Yesterday was a really hard day, that's no surprise, you would have been 18 months old. While every time the calendar rolls to the 13th day of the month I think about you, my heart aches, I want to see your beautiful face, and touch your velvety soft skin, this month it was especially hard. Moving to Germany has been tough with your sister needing so much time and the girls adjusting to their new home. But what I wouldn't give to have you causing me even more stress, having an extra hand to hold, and thing to think about.

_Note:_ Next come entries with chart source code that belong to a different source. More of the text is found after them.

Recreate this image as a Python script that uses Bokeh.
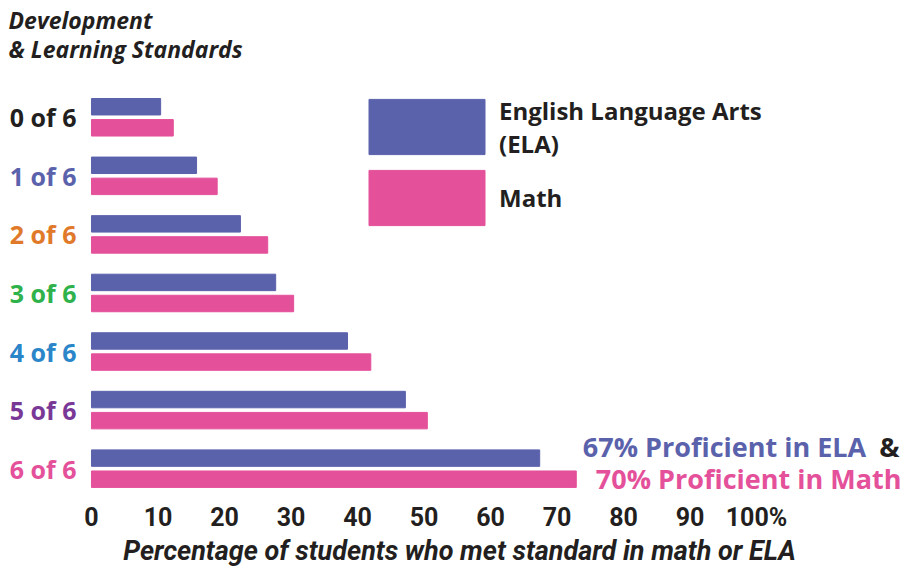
from bokeh.plotting import figure
from bokeh.models import Range1d, FixedTicker, Legend, LegendItem, Label, ColumnDataSource, Title
from bokeh.core.properties import value
from bokeh.transform import dodge
from bokeh.embed import file_html
from bokeh.resources import INLINE

# ---- data ----
levels = ["0 of 6", "1 of 6", "2 of 6", "3 of 6", "4 of 6", "5 of 6", "6 of 6"]
level_colors = ["#231f20", "#5b62ac", "#e07a2a", "#2fb24c", "#2b86c9", "#7a3896", "#e4509a"]
ela = [10.4, 15.8, 22.4, 27.7, 38.5, 47.2, 67.4]
math = [12.3, 18.9, 26.5, 30.4, 42.0, 50.5, 72.9]
tick_values = [0, 10, 20, 30, 40, 50, 60, 70, 80, 90, 100]
tick_labels = ["0", "10", "20", "30", "40", "50", "60", "70", "80", "90", "100%"]

ELA_COLOR = "#5b62ac"
MATH_COLOR = "#e4509a"
INK = "#231f20"
FONT = "Open Sans"

src = ColumnDataSource(dict(row=list(range(len(levels))), level=levels,
                            color=level_colors, ela=ela, math=math))

p = figure(width=918, height=569, output_backend="svg", toolbar_location=None,
           x_range=Range1d(-13.68, 124.36), y_range=Range1d(6.390, -0.867),
           min_border_left=0, min_border_right=0, min_border_top=66,
           min_border_bottom=77)
p.outline_line_color = None
p.xgrid.visible = False
p.ygrid.visible = False
p.yaxis.visible = False

r_ela = p.hbar(y=dodge("row", -0.18), left=0, right="ela", height=0.281,
               color=ELA_COLOR, source=src)
r_math = p.hbar(y=dodge("row", 0.18), left=0, right="math", height=0.281,
                color=MATH_COLOR, source=src)

p.text(x=0, y="row", text="level", text_color="color", x_offset=-15,
       text_align="right", text_baseline="middle", text_font=value(FONT),
       text_font_style="bold", text_font_size="25px", source=src)

ax = p.xaxis[0]
ax.ticker = FixedTicker(ticks=tick_values)
ax.major_label_overrides = {v: l for v, l in zip(tick_values, tick_labels)}
ax.axis_line_color = None
ax.major_tick_line_color = None
ax.minor_tick_line_color = None
ax.major_tick_out = 0
ax.major_tick_in = 0
ax.minor_tick_out = 0
ax.minor_tick_in = 0
ax.major_label_text_font = "Roboto"
ax.major_label_text_font_style = "bold"
ax.major_label_text_font_size = "25px"
ax.major_label_text_color = INK
ax.major_label_standoff = 11
ax.axis_label = "Percentage of students who met standard in math or ELA"
ax.axis_label_text_font = "Roboto"
ax.axis_label_text_font_style = "bold italic"
ax.axis_label_text_font_size = "27px"
ax.axis_label_text_color = INK
ax.axis_label_standoff = 0

p.title = Title(text="Development\n& Learning Standards", align="left",
                text_font=FONT, text_font_style="bold italic",
                text_font_size="23px", text_color=INK, offset=8, standoff=2,
                text_line_height=0.93)

legend = Legend(items=[LegendItem(label="English Language Arts\n(ELA)", renderers=[r_ela]),
                       LegendItem(label="Math", renderers=[r_math])],
                location=(354, 259), glyph_width=145, glyph_height=69,
                spacing=2, padding=0, margin=0, border_line_color=None,
                background_fill_alpha=0, label_text_font=FONT,
                label_text_font_style="bold", label_text_font_size="24px",
                label_text_color=INK, label_standoff=0,
                label_text_line_height=0.9)
p.add_layout(legend)

p.add_layout(Label(x=116.5, y=5.63, text="67% Proficient in ELA", text_align="right",
                   text_baseline="middle", text_font=FONT, text_font_style="bold",
                   text_font_size="27px", text_color=ELA_COLOR))
p.add_layout(Label(x=121.5, y=5.63, text="&", text_align="right",
                   text_baseline="middle", text_font=FONT, text_font_style="bold",
                   text_font_size="27px", text_color=INK))
p.add_layout(Label(x=121.8, y=6.17, text="70% Proficient in Math", text_align="right",
                   text_baseline="middle", text_font=FONT, text_font_style="bold",
                   text_font_size="27px", text_color=MATH_COLOR))

open("out.html", "w").write(file_html(p, INLINE))
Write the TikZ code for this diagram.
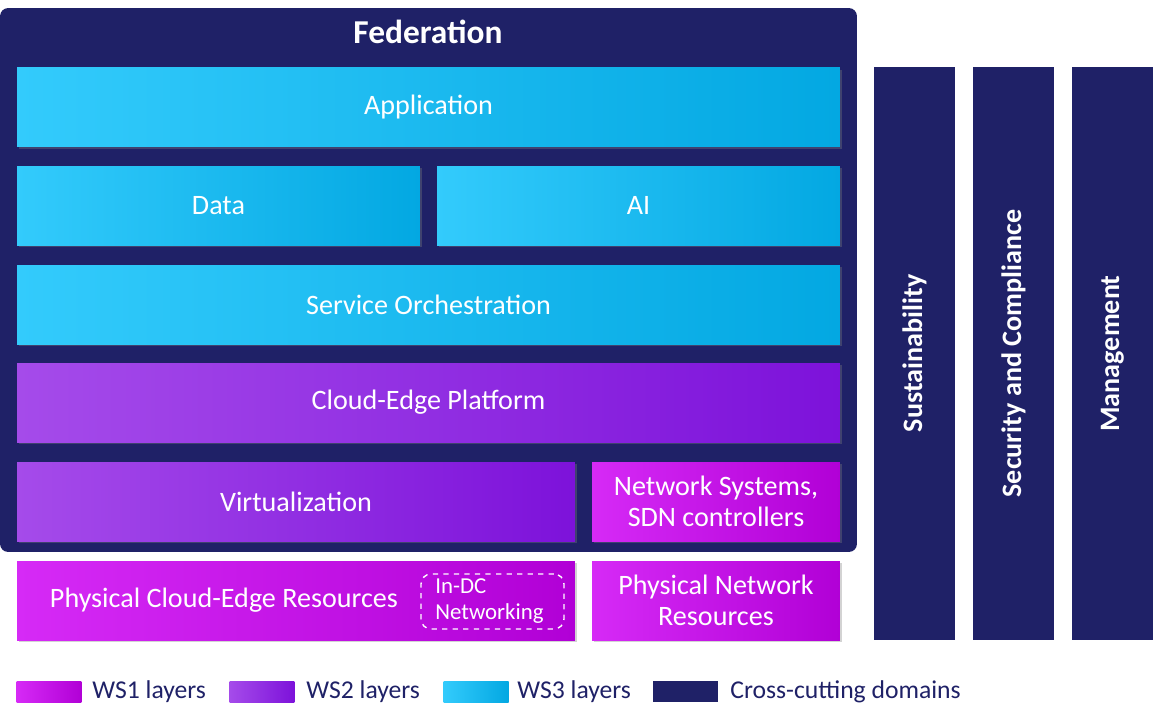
\documentclass[tikz,border=0pt]{standalone}
\usepackage{fontspec}
\setmainfont{Carlito}
\usetikzlibrary{shadows}

\definecolor{navy}{HTML}{1F2167}
\definecolor{wsonea}{HTML}{D62AF6}
\definecolor{wsoneb}{HTML}{B100D6}
\definecolor{wstwoa}{HTML}{A54BEA}
\definecolor{wstwob}{HTML}{7D12DA}
\definecolor{wsthreea}{HTML}{33CBFC}
\definecolor{wsthreeb}{HTML}{03A8E2}

\tikzset{
    layer/.style={rectangle,inner sep=0pt,text=white,align=center,
        font=\fontsize{16}{17.5}\selectfont,
        drop shadow={shadow xshift=1.2pt,shadow yshift=-1.2pt,opacity=0.35}},
    wsone/.style={layer,left color=wsonea,right color=wsoneb},
    wstwo/.style={layer,left color=wstwoa,right color=wstwob},
    wsthree/.style={layer,left color=wsthreea,right color=wsthreeb},
    crossbar/.style={rectangle,inner sep=0pt,fill=navy,text=white,rotate=90,
        minimum width=11.46cm,minimum height=1.62cm,
        font=\fontsize{16}{19}\bfseries\selectfont},
    swatch/.style={rectangle,inner sep=0pt,minimum width=1.3cm,minimum height=0.42cm},
    legtext/.style={anchor=west,inner sep=0pt,text=navy,font=\fontsize{14.6}{17}\selectfont}
}

\begin{document}
\begin{tikzpicture}[x=0.02cm,y=-0.02cm]
            \useasboundingbox (0,0) rectangle (1156,721);
            \node[fill=navy,rounded corners=0.16cm,minimum width=17.14cm,minimum height=10.88cm,inner sep=0pt] (fed) at (428.5,280) {};
            \node[text=white,font=\fontsize{19}{22}\bfseries\selectfont] (fedtitle) at (428,32) {Federation};
            \node[wsthree,minimum width=16.46cm,minimum height=1.58cm] (app) at (428.5,107) {Application};
            \node[wsthree,minimum width=8.06cm,minimum height=1.58cm] (data) at (218.5,205.5) {Data};
            \node[wsthree,minimum width=8.06cm,minimum height=1.58cm] (ai) at (638.5,205.5) {AI};
            \node[wsthree,minimum width=16.46cm,minimum height=1.58cm] (orch) at (428.5,304.5) {Service Orchestration};
            \node[wstwo,minimum width=16.46cm,minimum height=1.58cm] (platform) at (428.5,402.5) {Cloud-Edge Platform};
            \node[wstwo,minimum width=11.16cm,minimum height=1.58cm] (virt) at (296,501.5) {Virtualization};
            \node[wsone,minimum width=4.96cm,minimum height=1.58cm] (netsys) at (716,501.5) {Network Systems,\\SDN controllers};
            \node[wsone,minimum width=11.16cm,minimum height=1.58cm] (phys) at (296,600.5) {};
            \node[text=white,font=\fontsize{16}{19}\selectfont] (physlabel) at (224,600.5) {Physical Cloud-Edge Resources};
            \node[draw=white,dashed,thick,rounded corners=0.2cm,minimum width=2.86cm,minimum height=1.1cm,inner sep=0pt] (indc) at (492.5,601.5) {};
            \node[anchor=west,text=white,align=left,font=\fontsize{13}{14.5}\selectfont,inner sep=0pt] (indclabel) at (435,601) {In-DC\\Networking};
            \node[wsone,minimum width=4.96cm,minimum height=1.58cm] (physnet) at (716,600.5) {Physical Network\\Resources};
            % cross-cutting domains
            \node[crossbar] (sust) at (914.5,353.5) {Sustainability};
            \node[crossbar] (secu) at (1013.5,353.5) {Security and Compliance};
            \node[crossbar] (mgmt) at (1112.5,353.5) {Management};
            % legend
            \node[swatch,left color=wsonea,right color=wsoneb] (legone) at (49,691.5) {};
            \node[legtext] (legonetext) at (92,691.5) {WS1 layers};
            \node[swatch,left color=wstwoa,right color=wstwob] (legtwo) at (262,691.5) {};
            \node[legtext] (legtwotext) at (306,691.5) {WS2 layers};
            \node[swatch,left color=wsthreea,right color=wsthreeb] (legthree) at (476,691.5) {};
            \node[legtext] (legthreetext) at (517,691.5) {WS3 layers};
            \node[swatch,fill=navy] (legfour) at (685,691.5) {};
            \node[legtext] (legfourtext) at (730,691.5) {Cross-cutting domains};
        \end{tikzpicture}
\end{document}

Like I said I have had too much to do and I've been really busy so I stopped thinking about it, thinking about you, and I'm sorry for that. But tonight I couldn't help myself. You see tonight we went to go see the boys choir at the Thomaskirche. I wasn't allowed to sit with everyone else because of Alessandra so I stood at the back. As I watched all of those boys ranging in age from 6 to 18, singing and performing, I couldn't stop myself from thinking about you and I cried. I held your sister tight and rocked her back and forth to the music but all I could think of was you and how my arms were aching to hold you. How I was missing you.
A nice old man came over and asked me if I wanted to sit down. I told him thank you, but no I was fine. I am better than fine. I needed tonight. I needed a good cry. I needed to stop and think about you!
Mommy loves you and misses you like crazy!